As such, I take the following video with a bit of curiosity as to it's full truthfulness.  Yet, at the same time I realize there is a possibility that there very well may be some truth to what is being spoken about in the video.  I wondered if these men really participate in the rapine they describe.  Or, I wonder, if they have been asked to portray these characters to feed the world mis-information about Africa.  Are they really in the DRC?  How would we know if they weren't?  But, maybe these men are describing truthful events they have actually been involved in or actually seen with their own eyes.  Assuredly, the fight for conflict minerals to power this here PC that I bang out these letters upon, are a great source of the violence in the DRC.  And, actual facts tell us rape as a weapon in the DRC is occurring.  If these men are telling the interviewer the truth, and they did do these horrific things, why should any one that considers themselves awake and aware coddle them?  They are not children they know what we know about right and wrong.  Why then should I feel sorry for them and their actions?  Why should I feel white European (U.S.) culture influenced them to do this? 

I have reached a state of mind about black people, and who I would call brother or sister.  There are black men here in the U.S. that savagely raped and sexually assaulted women.  There are black people that have robbed and defrauded other black people in America.  These people are not my brothers and sisters.  I share no world with them.  I have no mind or spirit about me that would allow me to stoop to the lower nature, the animal level of humanness.  These people are not related to me.  This is the feeling I maintain about other people, melanin rich people, that live and act on such a level, including the supposed Africans in the video.

 

 

Saturday
Dec032011

God-Hop!

Saturday
Dec032011

An Explaination of Fiat Currency, Fractional Banking, Inflation And The Death Throws Of The U.S. Federal Reserve Note.

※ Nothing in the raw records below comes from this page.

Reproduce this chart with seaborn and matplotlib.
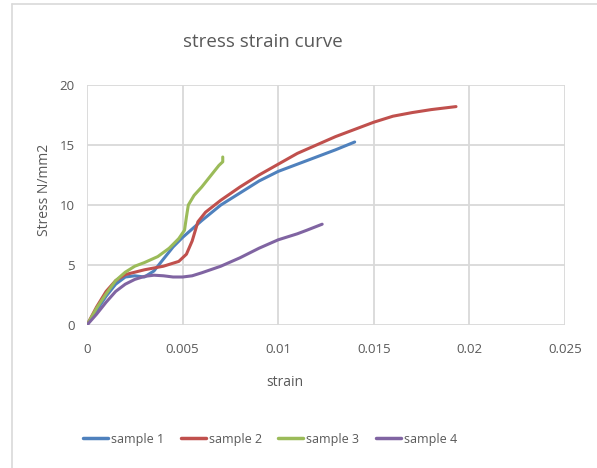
import pandas as pd
import matplotlib.pyplot as plt
import seaborn as sns
from matplotlib.lines import Line2D

# values
s1_strain = [0, 0.0005, 0.001, 0.0015, 0.002, 0.0025, 0.003, 0.0035, 0.004, 0.0045, 0.005,
             0.006, 0.007, 0.008, 0.009, 0.010, 0.011, 0.012, 0.013, 0.014]
s1_stress = [0, 1.2, 2.4, 3.4, 4.0, 4.1, 4.0, 4.5, 5.5, 6.5, 7.3,
             8.7, 10.0, 11.0, 12.0, 12.8, 13.4, 14.0, 14.6, 15.25]

s2_strain = [0, 0.0005, 0.001, 0.0015, 0.002, 0.003, 0.004, 0.0048, 0.0052, 0.0055, 0.0058,
             0.0062, 0.007, 0.008, 0.009, 0.010, 0.011, 0.012, 0.013, 0.014, 0.015,
             0.016, 0.017, 0.018, 0.0193]
s2_stress = [0, 1.5, 2.8, 3.7, 4.2, 4.6, 4.9, 5.3, 5.9, 7.0, 8.6,
             9.4, 10.4, 11.5, 12.5, 13.4, 14.3, 15.0, 15.7, 16.3, 16.9,
             17.4, 17.7, 17.95, 18.2]

s3_strain = [0, 0.0005, 0.001, 0.0015, 0.002, 0.0025, 0.003, 0.0037, 0.0043, 0.0048, 0.0051,
             0.0052, 0.0053, 0.0056, 0.006, 0.0065, 0.0069, 0.0071, 0.0071]
s3_stress = [0, 1.4, 2.6, 3.7, 4.4, 4.9, 5.2, 5.7, 6.4, 7.2, 7.9,
             9.0, 10.0, 10.8, 11.5, 12.5, 13.3, 13.6, 14.0]

s4_strain = [0, 0.0005, 0.001, 0.0015, 0.002, 0.0025, 0.003, 0.0035, 0.004, 0.0045, 0.005,
             0.0055, 0.006, 0.007, 0.008, 0.009, 0.010, 0.011, 0.0115, 0.0123]
s4_stress = [0, 0.9, 1.9, 2.8, 3.4, 3.8, 4.05, 4.15, 4.1, 4.0, 4.0,
             4.1, 4.35, 4.9, 5.6, 6.4, 7.1, 7.6, 7.9, 8.4]

names = ['sample 1', 'sample 2', 'sample 3', 'sample 4']
colors = ['#4F81BD', '#C0504D', '#9BBB59', '#8064A2']

frames = []
for name, xs, ys in zip(names, [s1_strain, s2_strain, s3_strain, s4_strain],
                        [s1_stress, s2_stress, s3_stress, s4_stress]):
    frames.append(pd.DataFrame({'strain': xs, 'stress': ys, 'sample': name}))
df = pd.concat(frames, ignore_index=True)

sns.set_theme(style="white")
plt.rcParams['font.family'] = ['Open Sans', 'DejaVu Sans']

fig = plt.figure(figsize=(5.97, 4.68), dpi=100)
ax = fig.add_axes([87 / 597, 1 - 325 / 468, 478 / 597, 240 / 468])

sns.lineplot(data=df, x='strain', y='stress', hue='sample', palette=colors,
             sort=False, estimator=None, linewidth=2.2, ax=ax)

ax.set_xlim(0, 0.025)
ax.set_ylim(0, 20)
ax.set_xticks([0, 0.005, 0.01, 0.015, 0.02, 0.025])
ax.set_xticklabels(['0', '0.005', '0.01', '0.015', '0.02', '0.025'])
ax.set_yticks([0, 5, 10, 15, 20])
ax.grid(True, color='#d9d9d9', linewidth=1.3)
ax.set_axisbelow(True)
for sp in ax.spines.values():
    sp.set_visible(False)
ax.tick_params(axis='both', colors='#595959', labelsize=9.5, length=0)
ax.tick_params(axis='x', pad=13)
ax.tick_params(axis='y', pad=9)
ax.set_xlabel('')
ax.set_ylabel('')

fig.text(263 / 597, 1 - 42 / 468, 'stress strain curve', ha='center', va='center',
         fontsize=13.5, color='#595959')
fig.text(285 / 597, 1 - 382 / 468, 'strain', ha='center', va='center',
         fontsize=10, color='#595959')
fig.text(45 / 597, 1 - 190 / 468, 'Stress N/mm2', ha='center', va='center',
         rotation=90, fontsize=10, color='#595959')

ax.legend_.remove()
handles = [Line2D([0], [0], color=c, linewidth=2.5) for c in colors]
fig.legend(handles, names, loc='center', bbox_to_anchor=(270 / 597, 1 - 439 / 468),
           ncol=4, frameon=False, fontsize=9, handlelength=2.0, handletextpad=0.25,
           columnspacing=1.3, labelcolor='#595959')

# chart frame
fig.add_artist(Line2D([12 / 597, 12 / 597], [0, 1 - 4 / 468], color='#d9d9d9', linewidth=1.2))
fig.add_artist(Line2D([12 / 597, 1], [1 - 4 / 468, 1 - 4 / 468], color='#d9d9d9', linewidth=1.2))

fig.savefig('out.png', dpi=100)
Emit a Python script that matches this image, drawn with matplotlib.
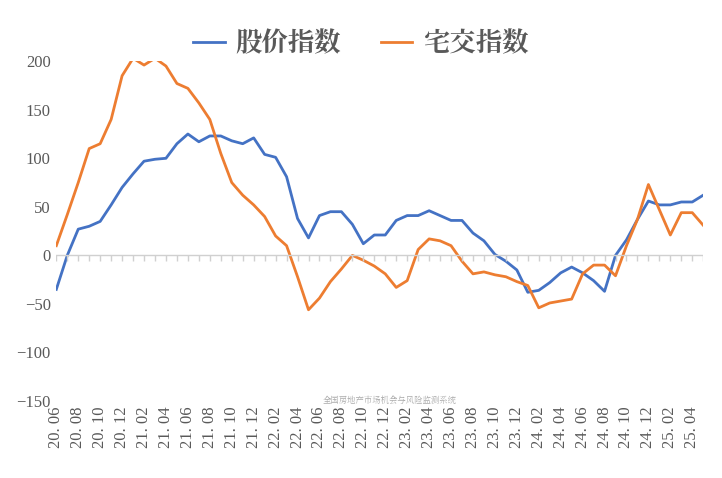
import matplotlib.pyplot as plt
from matplotlib import font_manager
import numpy as np

# monthly data 20.06 - 25.05
months = [f"{y:02d}.{m:02d}" for y in range(20, 26) for m in range(1, 13)][5:65]
stock_index = [-35, 0, 27, 30, 35, 52, 70, 84, 97, 99,
               100, 115, 125, 117, 123, 123, 118, 115, 121, 104,
               101, 81, 38, 18, 41, 45, 45, 32, 12, 21,
               21, 36, 41, 41, 46, 41, 36, 36, 23, 15,
               1, -6, -15, -38, -36, -28, -18, -12, -18, -26,
               -37, 0, 16, 37, 56, 52, 52, 55, 55, 62]
house_index = [10, 42, 75, 110, 115, 140, 185, 203, 196, 203,
               195, 177, 172, 157, 140, 105, 75, 62, 52, 40,
               20, 10, -22, -56, -44, -27, -14, 0, -5, -11,
               -19, -33, -26, 6, 17, 15, 10, -6, -19, -17,
               -20, -22, -27, -31, -54, -49, -47, -45, -19, -10,
               -10, -21, 10, 37, 73, 47, 21, 44, 44, 31]

cjk = [f.name for f in font_manager.fontManager.ttflist if 'CJK' in f.name]
cjk_font = 'Noto Sans CJK SC' if 'Noto Sans CJK SC' in cjk else (cjk[0] if cjk else 'DejaVu Sans')

fig = plt.figure(figsize=(7.22, 4.78), dpi=100)
ax = fig.add_axes([0.078, 0.161, 0.896, 0.711])
x = np.arange(len(months))

ax.plot(x, stock_index, color='#4472C4', lw=2, label='股价指数')
ax.plot(x, house_index, color='#ED7D31', lw=2, label='宅交指数')

ax.set_xlim(0, len(months) - 1)
ax.set_ylim(-150, 200)
ax.set_yticks(range(-150, 201, 50))
ax.axhline(0, color='#D0D0D0', lw=1)
ax.vlines(x, -6, 0, color='#D0D0D0', lw=1)
for s in ax.spines.values():
    s.set_visible(False)

ax.set_xticks(x[::2])
ax.set_xticklabels([m.replace('.', '. ') for m in months[::2]], rotation=90,
                   family='Liberation Serif', fontsize=12, color='#595959')
ax.tick_params(length=0, pad=4)
for lbl in ax.get_yticklabels():
    lbl.set_family('Liberation Serif')
    lbl.set_fontsize(12)
    lbl.set_color('#595959')

leg = fig.legend(loc='upper center', bbox_to_anchor=(0.5, 0.99), ncol=2, frameon=False,
                 prop={'family': cjk_font, 'size': 19, 'weight': 'bold'}, handlelength=1.2,
                 handletextpad=0.4, columnspacing=1.5)
for t in leg.get_texts():
    t.set_color('#595959')

fig.text(0.54, 0.163, '全国房地产市场机会与风险监测系统', ha='center', va='center',
         fontsize=6, color='#AAAAAA', family=cjk_font)

fig.savefig('out.png', dpi=100)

Georgia analyst announced via the mainstream media that we can likely expect to continue on this economic pace for the next eight years.  Todays sufferation will be tomorrows norm.  Voting for Ron Paul is not the solution, he alone cannot and is really not willing to face the "elite" that run the U.S. and the world.  Ron Paul, is likely an agent of them as most candidates for president are, including those the take the positon of POTUS.

 

Wednesday
Nov302011

Message in the Music

Sunday
Nov132011

Colored People

 

One day I woke up and found that things were much different than I had believed them to be.  I didn't wake up as if startled coming out of a deep dream state, it was a gradual awakening to how things may really be.  So,  for many years I  believed certain things to be actual fact when they may not be. Or at least not facts as I understood them to be.  I much believed that one day all of the inequities put uopn black people would be redeemed.  Even if that day were resurrection day when Jesus sat on the right hand of his father in judgement of our eternal souls.  Yeah, I believed we black people would acheive freedom and liberty one day.  Much like many in ancient Israel looked for a messiah to come and release them from the tyranny of Rome, we black people would hope for a messiah or Thee Messiah to free us from the tyranny of racism, bigotry and prejudice. 

 

My household was built on the foundation of the Mid-South and deep south. So, there was always an air of rebellion, stemming from my mother due to her experiences growing up in Memphis, TN, working with the NAACP.   As such we children were taught certain phrases were meant to be derogatory towards we black people when used by whites.  Like, eeney meemey miney mo, catch a tiger by his toe.  My mother looked at me very sternly when she heard me chanting what I thought was a childhood song and game.  Not so for her, because when she was growing up it was eeney meeney miney mo, catch a nigger by the toe.  I learned quickly.  I also leanred the term 
"colored people" was one of those that my mother detested when someone white would say it and she would literally bristle and say "colored people"  under her breath and tell us that we are black people not colored people. We're black and we're proud.  Of course this stuck with me and I in turn accepted I should be equally irritated by the use of "colored people" when whites were referring to us.  But, just maybe, we are colored people.

After the Civil War the question arose concerning the recently emancipated Negros and their citizenship in the U.S.  By legal definition a slave is a stateless person.  As such, the nation had to deal with a large population of of recently emancipated Negros and how they could be counted as citizens.  During their enslavment they couldn't have been counted as Ctizens of the state in which they were held captive due  to their status as Negros.  Even if they were born in that state they could not be Citizens of it.  There needed to be a remedy for the statelessness of the Negro population.   By 1868 the solution was the passing of the 14th amendment which granted the now emancipated Negros citizenship under the federal government.  Giving them full rights as citizens of the Unites States, because the federal government could not  grant them Citizenship of the states they were born or resided.  This created colorable citizenship or citizens under the color of law.

 

If a person dressed in a police officer's uniform, presents themselves as a police officer, but are not, they are acting under the color of law.  They are not acting lawfully.  The color of law is not the law, but, however can be acted upon as if it were.  For instance the Supreme Court of the United States has made it legal for a police officer, in the course of an investigaton, to lie to you.  Lying then is a legal practice, used under the color of law.   It's used in a legal format, but is not the law, this is a colorable usage.   The 14th amendment made legal citizens of the former slaves by making them citizens of the United States, because they could not make them Citizens of their respecitves states.  True Citizens are Citizens of their States, each State united make up the Unites States.  A union of States.  The 14th amendment made citizens of the Negro to a fictional entity since it is through a state that one is a Citizen. Negros, black people, and African Americans that are descendants of slaves (all of us are not descendants of slaves) are citizens under the color of law, colorable citizenship.  Colored people.